U.S. Supreme Court Considers ALEC Voter Registration Bill And Limiting Federal Oversight of Eligible Voters
The U.S. Supreme Court is hearing oral arguments today to decide whether an Arizona statute that imposes restrictions on voter registration conflicts with federal law. The case could potentially decide the balance between the state and federal governments when it comes to elections and voting rights. After becoming law in Arizona, the bill at issue was adopted as a "model" by the American Legislative Exchange Council (ALEC).
The case, Arizona v. Inter Tribal Council of Arizona, arises in the wake of the state's efforts to narrow access to the ballot box through limits like restrictive voter ID requirements, and could have wider implications for the degree of latitude states have to regulate voting.
In 2004, Arizona voters approved a law requiring election officials to reject the standard federal voter registration application because it did not include documentation proving citizenship. Like many GOP-led efforts that make it harder for Americans to vote, the bill was pushed through the spectre of voter fraud.
There was little evidence of any widespread practice of undocumented workers voting in state or federal elections, and critics said the real intent of the law was to shut down successful community voter registration drives. The law also imposes additional burdens on naturalized citizens by, for example, requiring they bring their naturalization papers to the voter registrar, while native-born citizens use regular mail. Arizona rejected more than 30,000 registration applications, and the law was challenged by a variety of Native American, Latino, and Asian groups, as well as voting rights advocates.
In April 2012, the U.S. Court of Appeals for the Ninth Circuit ruled that the Arizona law is preempted by the National Voter Registration Act of 1993 (NVRA). That decision has been appealed to the U.S. Supreme Court.

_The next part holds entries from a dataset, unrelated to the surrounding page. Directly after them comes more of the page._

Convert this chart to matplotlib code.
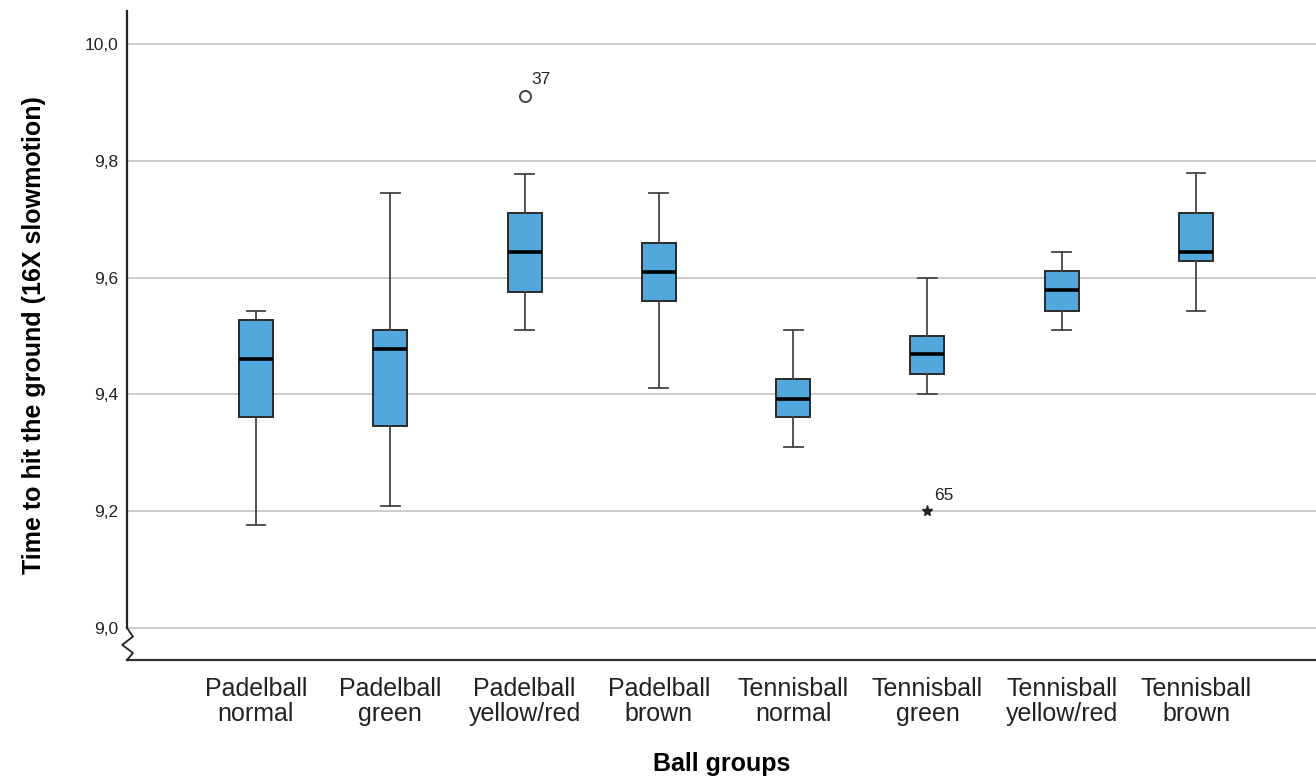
import numpy as np
import matplotlib.pyplot as plt

plt.rcParams['font.family'] = ['Liberation Sans', 'DejaVu Sans']

groups = ["Padelball\nnormal", "Padelball\ngreen", "Padelball\nyellow/red", "Padelball\nbrown",
          "Tennisball\nnormal", "Tennisball\ngreen", "Tennisball\nyellow/red", "Tennisball\nbrown"]
whislo = [9.176, 9.209, 9.510, 9.410, 9.309, 9.400, 9.511, 9.543]
q1 = [9.361, 9.346, 9.576, 9.560, 9.361, 9.434, 9.543, 9.628]
med = [9.461, 9.477, 9.643, 9.610, 9.392, 9.469, 9.578, 9.643]
q3 = [9.527, 9.510, 9.710, 9.660, 9.426, 9.500, 9.611, 9.711]
whishi = [9.543, 9.745, 9.778, 9.745, 9.511, 9.600, 9.644, 9.779]

# outliers: group index (1-based), value, case label, marker
out_group = [3, 6]
out_value = [9.911, 9.200]
out_label = ["37", "65"]
out_marker = ["o", "*"]

yticks = [9.0, 9.2, 9.4, 9.6, 9.8, 10.0]

fig = plt.figure(figsize=(13.16, 7.78), dpi=100)
ax = fig.add_axes([127 / 1316, 1 - 660 / 778, 1 - 127 / 1316, (660 - 11) / 778])

pos = np.arange(1, len(groups) + 1)
stats = []
for i in range(len(groups)):
    stats.append(dict(whislo=whislo[i], q1=q1[i], med=med[i], q3=q3[i], whishi=whishi[i], fliers=[]))

ax.bxp(stats, positions=pos, widths=0.253, capwidths=0.14, patch_artist=True, showfliers=False,
       boxprops=dict(facecolor="#52A7DD", edgecolor="#2a2a2a", linewidth=1.4),
       medianprops=dict(color="black", linewidth=2.6),
       whiskerprops=dict(color="#444444", linewidth=1.3),
       capprops=dict(color="#444444", linewidth=1.3), zorder=3)

for g, v, lab, m in zip(out_group, out_value, out_label, out_marker):
    if m == "o":
        ax.plot(g, v, marker="o", ms=8, mfc="white", mec="#444444", mew=1.4, ls="none", zorder=4)
    else:
        ax.plot(g, v, marker="*", ms=8, color="#222222", ls="none", zorder=4)
    ax.annotate(lab, (g, v), xytext=(5, 11.5), textcoords="offset points",
                ha="left", va="center", fontsize=12.5, color="#222222")

ax.set_xlim(0.04, 8.893)
ax.set_ylim(8.945, 10.0565)
ax.set_yticks(yticks)
ax.set_yticklabels([f"{t:.1f}".replace(".", ",") for t in yticks])
ax.set_xticks(pos)
ax.set_xticklabels(groups, fontsize=18, linespacing=1.05, color="#222222")
ax.tick_params(axis="y", length=0, pad=6, labelsize=12.5, labelcolor="#222222")
ax.tick_params(axis="x", length=0, pad=12)
ax.grid(axis="y", color="#c8c8c8", linewidth=1.3, zorder=0)
ax.set_axisbelow(True)

for s in ["top", "right", "left"]:
    ax.spines[s].set_visible(False)
ax.spines["bottom"].set_color("#333333")
ax.spines["bottom"].set_linewidth(1.6)

# y axis with break symbol below 9,0
tr = ax.get_yaxis_transform()
ax.plot([0, 0], [9.0, 10.0565], transform=tr, color="#222222", lw=1.6, clip_on=False, zorder=5)
ax.plot([0, 0.005, -0.004, 0.005, 0], [9.0, 8.985, 8.971, 8.957, 8.945],
        transform=tr, color="#222222", lw=1.3, clip_on=False, zorder=5)

ax.set_xlabel("Ball groups", fontsize=18, fontweight="bold", labelpad=19)
ax.set_ylabel("Time to hit the ground (16X slowmotion)", fontsize=18, fontweight="bold", labelpad=28)

fig.savefig("out.png", dpi=100)
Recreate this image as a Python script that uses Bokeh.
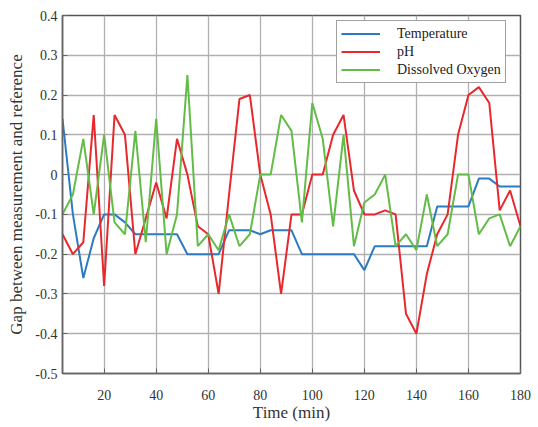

Appeals Court Finds AZ Conflicts with Clinton's Motor Voter Act
The NVRA, also known as the "Motor Voter Act," is a federal law designed to make voter registration simpler and more uniform, perhaps most notably by requiring states to accept registration using a uniform federal mail application (sent on a postcard). Arizona's refusal to accept federal voter registration forms without proof of citizenship, the Ninth Circuit held in April 2012, imposed additional restrictions beyond what was called for under the federal law.
The Ninth Circuit ruled that the requirements under the NVRA and Arizona's law “do not operate harmoniously” and “are seriously out of tune with each other in several ways.” The federal law requires states to "accept and use" the federal form which, the court found, is thwarted by Arizona rejecting forms that do not include the additional restrictions on proving citizenship that are imposed under the state law.
The federal court also spelled out a formula for judging when state election laws are preempted by federal law. The Ninth Circuit issued its ruling under the Constitution’s Election Clause, which gives Congress the final word over election procedures. According to the U.S. Constitution, states have authority to decide “the time, place and manner” of holding federal elections, but Congress is also authorized to “make or alter such regulations.”
The Election Clause is distinct from the Constitution’s Supremacy Clause, which is often cited as a basis for federal law preempting state law. The latter, however, generally presumes that a state law is not preempted without clear direction from Congress. Under the Election Clause, the Ninth Circuit found, Congress did not have to provide that it had a clear intention in the NVRA to override state procedures.
In its appeal to the Supreme Court, Arizona is arguing that the Ninth Circuit's formulation of the Election Clause was incorrect and that the state's proof of citizenship requirement should stand.